** BEGIN **
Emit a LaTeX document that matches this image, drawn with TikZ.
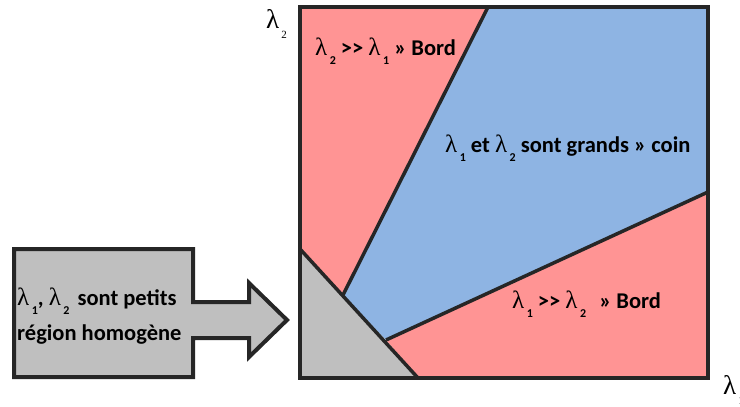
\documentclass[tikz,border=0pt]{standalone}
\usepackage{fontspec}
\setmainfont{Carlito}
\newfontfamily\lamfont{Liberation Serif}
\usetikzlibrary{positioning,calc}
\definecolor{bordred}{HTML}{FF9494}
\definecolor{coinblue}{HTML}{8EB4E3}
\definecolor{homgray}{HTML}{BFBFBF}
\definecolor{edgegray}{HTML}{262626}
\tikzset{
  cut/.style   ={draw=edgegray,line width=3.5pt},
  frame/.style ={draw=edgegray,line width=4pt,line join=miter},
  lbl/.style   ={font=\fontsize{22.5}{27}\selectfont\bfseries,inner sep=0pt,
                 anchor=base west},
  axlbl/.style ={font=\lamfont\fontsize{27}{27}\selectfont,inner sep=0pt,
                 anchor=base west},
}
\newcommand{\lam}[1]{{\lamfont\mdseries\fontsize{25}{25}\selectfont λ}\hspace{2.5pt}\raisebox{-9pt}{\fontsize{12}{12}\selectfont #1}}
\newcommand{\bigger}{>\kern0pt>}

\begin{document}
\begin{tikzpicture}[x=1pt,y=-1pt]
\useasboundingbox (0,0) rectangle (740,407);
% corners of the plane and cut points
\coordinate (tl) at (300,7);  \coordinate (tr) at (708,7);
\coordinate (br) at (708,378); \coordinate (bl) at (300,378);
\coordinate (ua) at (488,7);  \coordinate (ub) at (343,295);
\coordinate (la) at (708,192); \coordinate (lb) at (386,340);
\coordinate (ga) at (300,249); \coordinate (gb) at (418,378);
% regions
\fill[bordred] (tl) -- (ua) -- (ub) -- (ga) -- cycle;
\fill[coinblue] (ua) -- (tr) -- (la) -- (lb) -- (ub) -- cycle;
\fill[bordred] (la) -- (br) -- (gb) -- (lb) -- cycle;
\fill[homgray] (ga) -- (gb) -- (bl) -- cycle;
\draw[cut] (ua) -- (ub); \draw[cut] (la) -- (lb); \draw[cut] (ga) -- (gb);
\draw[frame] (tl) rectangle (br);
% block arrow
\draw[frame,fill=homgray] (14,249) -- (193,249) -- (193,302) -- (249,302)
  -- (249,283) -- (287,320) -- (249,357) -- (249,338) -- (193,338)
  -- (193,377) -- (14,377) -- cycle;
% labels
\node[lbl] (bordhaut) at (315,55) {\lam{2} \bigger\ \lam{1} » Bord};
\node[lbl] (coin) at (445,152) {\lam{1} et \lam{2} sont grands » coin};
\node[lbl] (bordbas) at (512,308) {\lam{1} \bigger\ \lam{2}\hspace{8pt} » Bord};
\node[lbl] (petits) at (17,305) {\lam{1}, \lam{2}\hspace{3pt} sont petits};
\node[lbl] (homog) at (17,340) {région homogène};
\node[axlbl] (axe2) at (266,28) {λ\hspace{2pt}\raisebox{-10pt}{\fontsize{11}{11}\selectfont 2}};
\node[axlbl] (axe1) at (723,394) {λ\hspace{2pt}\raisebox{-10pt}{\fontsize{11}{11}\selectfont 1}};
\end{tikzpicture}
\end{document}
** END **
* [Task objective]
Reproduce the material above verbatim; omit every picture.

* [Solved exercise]
Emit a LaTeX document that matches this image, drawn with TikZ.
\documentclass[tikz,border=0pt]{standalone}
\usepackage{fontspec}
\setmainfont{Carlito}
\newfontfamily\lamfont{Liberation Serif}
\usetikzlibrary{positioning,calc}
\definecolor{bordred}{HTML}{FF9494}
\definecolor{coinblue}{HTML}{8EB4E3}
\definecolor{homgray}{HTML}{BFBFBF}
\definecolor{edgegray}{HTML}{262626}
\tikzset{
  cut/.style   ={draw=edgegray,line width=3.5pt},
  frame/.style ={draw=edgegray,line width=4pt,line join=miter},
  lbl/.style   ={font=\fontsize{22.5}{27}\selectfont\bfseries,inner sep=0pt,
                 anchor=base west},
  axlbl/.style ={font=\lamfont\fontsize{27}{27}\selectfont,inner sep=0pt,
                 anchor=base west},
}
\newcommand{\lam}[1]{{\lamfont\mdseries\fontsize{25}{25}\selectfont λ}\hspace{2.5pt}\raisebox{-9pt}{\fontsize{12}{12}\selectfont #1}}
\newcommand{\bigger}{>\kern0pt>}

\begin{document}
\begin{tikzpicture}[x=1pt,y=-1pt]
\useasboundingbox (0,0) rectangle (740,407);
% corners of the plane and cut points
\coordinate (tl) at (300,7);  \coordinate (tr) at (708,7);
\coordinate (br) at (708,378); \coordinate (bl) at (300,378);
\coordinate (ua) at (488,7);  \coordinate (ub) at (343,295);
\coordinate (la) at (708,192); \coordinate (lb) at (386,340);
\coordinate (ga) at (300,249); \coordinate (gb) at (418,378);
% regions
\fill[bordred] (tl) -- (ua) -- (ub) -- (ga) -- cycle;
\fill[coinblue] (ua) -- (tr) -- (la) -- (lb) -- (ub) -- cycle;
\fill[bordred] (la) -- (br) -- (gb) -- (lb) -- cycle;
\fill[homgray] (ga) -- (gb) -- (bl) -- cycle;
\draw[cut] (ua) -- (ub); \draw[cut] (la) -- (lb); \draw[cut] (ga) -- (gb);
\draw[frame] (tl) rectangle (br);
% block arrow
\draw[frame,fill=homgray] (14,249) -- (193,249) -- (193,302) -- (249,302)
  -- (249,283) -- (287,320) -- (249,357) -- (249,338) -- (193,338)
  -- (193,377) -- (14,377) -- cycle;
% labels
\node[lbl] (bordhaut) at (315,55) {\lam{2} \bigger\ \lam{1} » Bord};
\node[lbl] (coin) at (445,152) {\lam{1} et \lam{2} sont grands » coin};
\node[lbl] (bordbas) at (512,308) {\lam{1} \bigger\ \lam{2}\hspace{8pt} » Bord};
\node[lbl] (petits) at (17,305) {\lam{1}, \lam{2}\hspace{3pt} sont petits};
\node[lbl] (homog) at (17,340) {région homogène};
\node[axlbl] (axe2) at (266,28) {λ\hspace{2pt}\raisebox{-10pt}{\fontsize{11}{11}\selectfont 2}};
\node[axlbl] (axe1) at (723,394) {λ\hspace{2pt}\raisebox{-10pt}{\fontsize{11}{11}\selectfont 1}};
\end{tikzpicture}
\end{document}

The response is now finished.